* [The task]: Reproduce every entry below precisely; do not include the pictures.

── Exercise data

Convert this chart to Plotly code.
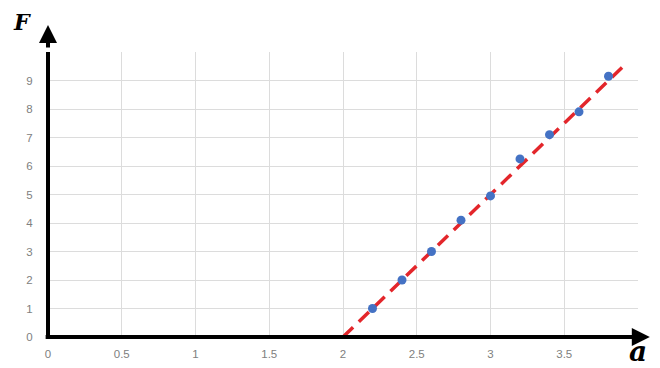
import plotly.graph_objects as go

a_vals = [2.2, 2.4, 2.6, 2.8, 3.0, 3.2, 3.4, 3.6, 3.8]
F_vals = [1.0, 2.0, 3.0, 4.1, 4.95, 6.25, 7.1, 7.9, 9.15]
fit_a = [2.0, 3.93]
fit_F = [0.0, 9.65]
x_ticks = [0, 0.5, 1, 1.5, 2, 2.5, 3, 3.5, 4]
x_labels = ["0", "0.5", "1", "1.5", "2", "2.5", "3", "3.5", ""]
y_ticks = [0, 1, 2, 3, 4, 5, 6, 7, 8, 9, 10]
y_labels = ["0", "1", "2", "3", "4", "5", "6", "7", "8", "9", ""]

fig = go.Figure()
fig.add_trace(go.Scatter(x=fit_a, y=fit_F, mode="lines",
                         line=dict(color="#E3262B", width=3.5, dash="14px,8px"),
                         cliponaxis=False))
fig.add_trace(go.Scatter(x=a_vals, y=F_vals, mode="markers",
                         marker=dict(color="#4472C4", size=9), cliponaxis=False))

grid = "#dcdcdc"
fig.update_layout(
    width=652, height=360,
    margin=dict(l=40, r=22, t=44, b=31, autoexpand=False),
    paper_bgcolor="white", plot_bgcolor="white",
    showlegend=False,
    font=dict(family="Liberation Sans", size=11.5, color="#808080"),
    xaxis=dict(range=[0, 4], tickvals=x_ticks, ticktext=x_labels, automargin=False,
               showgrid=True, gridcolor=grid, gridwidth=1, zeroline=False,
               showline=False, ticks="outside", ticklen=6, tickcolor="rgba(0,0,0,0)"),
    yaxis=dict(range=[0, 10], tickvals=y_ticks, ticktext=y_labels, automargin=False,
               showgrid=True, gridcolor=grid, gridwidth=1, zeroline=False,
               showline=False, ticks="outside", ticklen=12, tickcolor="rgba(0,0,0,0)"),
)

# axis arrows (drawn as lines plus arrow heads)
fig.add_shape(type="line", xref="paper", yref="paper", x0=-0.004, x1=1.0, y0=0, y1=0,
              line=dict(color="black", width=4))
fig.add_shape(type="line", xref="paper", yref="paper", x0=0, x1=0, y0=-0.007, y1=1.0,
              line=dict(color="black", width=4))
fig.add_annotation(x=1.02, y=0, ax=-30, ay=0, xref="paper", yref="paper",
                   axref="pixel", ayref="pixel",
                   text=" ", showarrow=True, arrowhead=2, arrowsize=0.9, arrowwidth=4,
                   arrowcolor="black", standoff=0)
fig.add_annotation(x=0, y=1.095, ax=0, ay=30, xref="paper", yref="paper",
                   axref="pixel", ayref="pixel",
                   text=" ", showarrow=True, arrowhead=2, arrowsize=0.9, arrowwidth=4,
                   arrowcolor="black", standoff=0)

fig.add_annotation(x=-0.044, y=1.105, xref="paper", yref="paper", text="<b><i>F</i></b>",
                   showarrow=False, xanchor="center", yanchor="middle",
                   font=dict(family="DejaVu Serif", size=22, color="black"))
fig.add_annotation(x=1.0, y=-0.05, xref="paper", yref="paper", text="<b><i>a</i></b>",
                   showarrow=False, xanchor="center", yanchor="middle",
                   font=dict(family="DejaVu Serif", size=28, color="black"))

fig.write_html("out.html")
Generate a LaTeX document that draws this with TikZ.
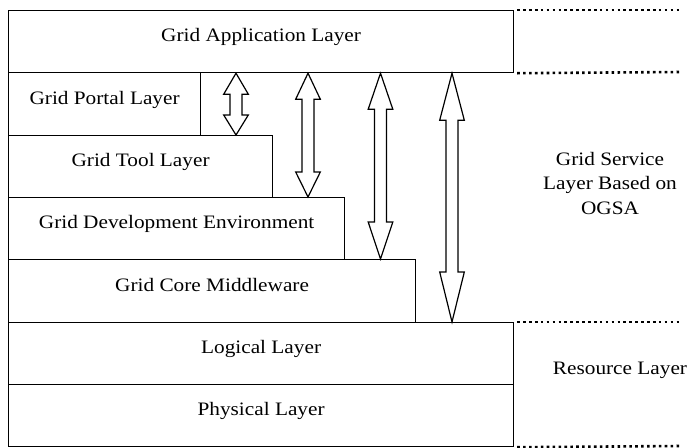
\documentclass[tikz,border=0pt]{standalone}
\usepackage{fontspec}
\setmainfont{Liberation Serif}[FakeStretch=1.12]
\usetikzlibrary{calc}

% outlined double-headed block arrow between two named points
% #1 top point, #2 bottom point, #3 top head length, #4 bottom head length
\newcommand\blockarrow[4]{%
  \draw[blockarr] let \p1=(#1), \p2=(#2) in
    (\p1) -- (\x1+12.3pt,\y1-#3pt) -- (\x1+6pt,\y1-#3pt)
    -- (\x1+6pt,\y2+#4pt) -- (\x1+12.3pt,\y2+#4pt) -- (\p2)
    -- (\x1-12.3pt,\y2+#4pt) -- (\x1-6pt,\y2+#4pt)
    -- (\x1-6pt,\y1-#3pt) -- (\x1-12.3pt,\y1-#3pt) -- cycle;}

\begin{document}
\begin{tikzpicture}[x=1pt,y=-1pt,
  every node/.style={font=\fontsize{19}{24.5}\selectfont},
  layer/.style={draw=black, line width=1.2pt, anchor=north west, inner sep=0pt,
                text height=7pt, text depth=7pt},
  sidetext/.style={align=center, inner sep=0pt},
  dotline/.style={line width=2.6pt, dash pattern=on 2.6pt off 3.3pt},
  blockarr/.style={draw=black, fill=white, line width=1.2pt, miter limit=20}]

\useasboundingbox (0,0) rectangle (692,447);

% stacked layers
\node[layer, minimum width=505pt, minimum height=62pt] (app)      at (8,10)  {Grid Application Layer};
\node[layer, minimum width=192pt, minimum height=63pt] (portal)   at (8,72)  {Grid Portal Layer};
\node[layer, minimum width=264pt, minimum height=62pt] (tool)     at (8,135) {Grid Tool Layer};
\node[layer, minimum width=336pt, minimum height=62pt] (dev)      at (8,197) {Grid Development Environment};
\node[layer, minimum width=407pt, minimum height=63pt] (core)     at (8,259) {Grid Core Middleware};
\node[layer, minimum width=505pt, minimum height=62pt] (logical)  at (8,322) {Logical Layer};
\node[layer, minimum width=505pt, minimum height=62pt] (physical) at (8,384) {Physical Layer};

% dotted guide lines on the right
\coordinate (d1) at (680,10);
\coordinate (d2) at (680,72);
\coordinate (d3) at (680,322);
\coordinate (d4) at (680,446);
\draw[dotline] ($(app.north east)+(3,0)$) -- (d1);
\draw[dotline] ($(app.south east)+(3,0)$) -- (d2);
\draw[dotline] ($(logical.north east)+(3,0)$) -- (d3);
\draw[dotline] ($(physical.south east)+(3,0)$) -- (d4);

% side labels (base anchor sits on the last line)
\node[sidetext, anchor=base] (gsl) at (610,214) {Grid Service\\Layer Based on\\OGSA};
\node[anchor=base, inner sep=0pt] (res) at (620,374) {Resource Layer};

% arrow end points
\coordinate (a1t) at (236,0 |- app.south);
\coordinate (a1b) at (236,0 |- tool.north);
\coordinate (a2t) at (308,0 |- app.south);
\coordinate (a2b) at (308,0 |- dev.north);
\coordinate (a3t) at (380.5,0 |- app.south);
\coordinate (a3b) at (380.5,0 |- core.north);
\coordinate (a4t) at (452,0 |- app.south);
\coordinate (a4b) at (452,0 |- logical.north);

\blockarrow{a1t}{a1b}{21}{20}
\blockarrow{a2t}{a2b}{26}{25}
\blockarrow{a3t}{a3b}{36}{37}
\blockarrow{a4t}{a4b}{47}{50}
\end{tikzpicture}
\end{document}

────

* [Answer to this task]:
Convert this chart to Plotly code.
import plotly.graph_objects as go

a_vals = [2.2, 2.4, 2.6, 2.8, 3.0, 3.2, 3.4, 3.6, 3.8]
F_vals = [1.0, 2.0, 3.0, 4.1, 4.95, 6.25, 7.1, 7.9, 9.15]
fit_a = [2.0, 3.93]
fit_F = [0.0, 9.65]
x_ticks = [0, 0.5, 1, 1.5, 2, 2.5, 3, 3.5, 4]
x_labels = ["0", "0.5", "1", "1.5", "2", "2.5", "3", "3.5", ""]
y_ticks = [0, 1, 2, 3, 4, 5, 6, 7, 8, 9, 10]
y_labels = ["0", "1", "2", "3", "4", "5", "6", "7", "8", "9", ""]

fig = go.Figure()
fig.add_trace(go.Scatter(x=fit_a, y=fit_F, mode="lines",
                         line=dict(color="#E3262B", width=3.5, dash="14px,8px"),
                         cliponaxis=False))
fig.add_trace(go.Scatter(x=a_vals, y=F_vals, mode="markers",
                         marker=dict(color="#4472C4", size=9), cliponaxis=False))

grid = "#dcdcdc"
fig.update_layout(
    width=652, height=360,
    margin=dict(l=40, r=22, t=44, b=31, autoexpand=False),
    paper_bgcolor="white", plot_bgcolor="white",
    showlegend=False,
    font=dict(family="Liberation Sans", size=11.5, color="#808080"),
    xaxis=dict(range=[0, 4], tickvals=x_ticks, ticktext=x_labels, automargin=False,
               showgrid=True, gridcolor=grid, gridwidth=1, zeroline=False,
               showline=False, ticks="outside", ticklen=6, tickcolor="rgba(0,0,0,0)"),
    yaxis=dict(range=[0, 10], tickvals=y_ticks, ticktext=y_labels, automargin=False,
               showgrid=True, gridcolor=grid, gridwidth=1, zeroline=False,
               showline=False, ticks="outside", ticklen=12, tickcolor="rgba(0,0,0,0)"),
)

# axis arrows (drawn as lines plus arrow heads)
fig.add_shape(type="line", xref="paper", yref="paper", x0=-0.004, x1=1.0, y0=0, y1=0,
              line=dict(color="black", width=4))
fig.add_shape(type="line", xref="paper", yref="paper", x0=0, x1=0, y0=-0.007, y1=1.0,
              line=dict(color="black", width=4))
fig.add_annotation(x=1.02, y=0, ax=-30, ay=0, xref="paper", yref="paper",
                   axref="pixel", ayref="pixel",
                   text=" ", showarrow=True, arrowhead=2, arrowsize=0.9, arrowwidth=4,
                   arrowcolor="black", standoff=0)
fig.add_annotation(x=0, y=1.095, ax=0, ay=30, xref="paper", yref="paper",
                   axref="pixel", ayref="pixel",
                   text=" ", showarrow=True, arrowhead=2, arrowsize=0.9, arrowwidth=4,
                   arrowcolor="black", standoff=0)

fig.add_annotation(x=-0.044, y=1.105, xref="paper", yref="paper", text="<b><i>F</i></b>",
                   showarrow=False, xanchor="center", yanchor="middle",
                   font=dict(family="DejaVu Serif", size=22, color="black"))
fig.add_annotation(x=1.0, y=-0.05, xref="paper", yref="paper", text="<b><i>a</i></b>",
                   showarrow=False, xanchor="center", yanchor="middle",
                   font=dict(family="DejaVu Serif", size=28, color="black"))

fig.write_html("out.html")
Generate a LaTeX document that draws this with TikZ.
\documentclass[tikz,border=0pt]{standalone}
\usepackage{fontspec}
\setmainfont{Liberation Serif}[FakeStretch=1.12]
\usetikzlibrary{calc}

% outlined double-headed block arrow between two named points
% #1 top point, #2 bottom point, #3 top head length, #4 bottom head length
\newcommand\blockarrow[4]{%
  \draw[blockarr] let \p1=(#1), \p2=(#2) in
    (\p1) -- (\x1+12.3pt,\y1-#3pt) -- (\x1+6pt,\y1-#3pt)
    -- (\x1+6pt,\y2+#4pt) -- (\x1+12.3pt,\y2+#4pt) -- (\p2)
    -- (\x1-12.3pt,\y2+#4pt) -- (\x1-6pt,\y2+#4pt)
    -- (\x1-6pt,\y1-#3pt) -- (\x1-12.3pt,\y1-#3pt) -- cycle;}

\begin{document}
\begin{tikzpicture}[x=1pt,y=-1pt,
  every node/.style={font=\fontsize{19}{24.5}\selectfont},
  layer/.style={draw=black, line width=1.2pt, anchor=north west, inner sep=0pt,
                text height=7pt, text depth=7pt},
  sidetext/.style={align=center, inner sep=0pt},
  dotline/.style={line width=2.6pt, dash pattern=on 2.6pt off 3.3pt},
  blockarr/.style={draw=black, fill=white, line width=1.2pt, miter limit=20}]

\useasboundingbox (0,0) rectangle (692,447);

% stacked layers
\node[layer, minimum width=505pt, minimum height=62pt] (app)      at (8,10)  {Grid Application Layer};
\node[layer, minimum width=192pt, minimum height=63pt] (portal)   at (8,72)  {Grid Portal Layer};
\node[layer, minimum width=264pt, minimum height=62pt] (tool)     at (8,135) {Grid Tool Layer};
\node[layer, minimum width=336pt, minimum height=62pt] (dev)      at (8,197) {Grid Development Environment};
\node[layer, minimum width=407pt, minimum height=63pt] (core)     at (8,259) {Grid Core Middleware};
\node[layer, minimum width=505pt, minimum height=62pt] (logical)  at (8,322) {Logical Layer};
\node[layer, minimum width=505pt, minimum height=62pt] (physical) at (8,384) {Physical Layer};

% dotted guide lines on the right
\coordinate (d1) at (680,10);
\coordinate (d2) at (680,72);
\coordinate (d3) at (680,322);
\coordinate (d4) at (680,446);
\draw[dotline] ($(app.north east)+(3,0)$) -- (d1);
\draw[dotline] ($(app.south east)+(3,0)$) -- (d2);
\draw[dotline] ($(logical.north east)+(3,0)$) -- (d3);
\draw[dotline] ($(physical.south east)+(3,0)$) -- (d4);

% side labels (base anchor sits on the last line)
\node[sidetext, anchor=base] (gsl) at (610,214) {Grid Service\\Layer Based on\\OGSA};
\node[anchor=base, inner sep=0pt] (res) at (620,374) {Resource Layer};

% arrow end points
\coordinate (a1t) at (236,0 |- app.south);
\coordinate (a1b) at (236,0 |- tool.north);
\coordinate (a2t) at (308,0 |- app.south);
\coordinate (a2b) at (308,0 |- dev.north);
\coordinate (a3t) at (380.5,0 |- app.south);
\coordinate (a3b) at (380.5,0 |- core.north);
\coordinate (a4t) at (452,0 |- app.south);
\coordinate (a4b) at (452,0 |- logical.north);

\blockarrow{a1t}{a1b}{21}{20}
\blockarrow{a2t}{a2b}{26}{25}
\blockarrow{a3t}{a3b}{36}{37}
\blockarrow{a4t}{a4b}{47}{50}
\end{tikzpicture}
\end{document}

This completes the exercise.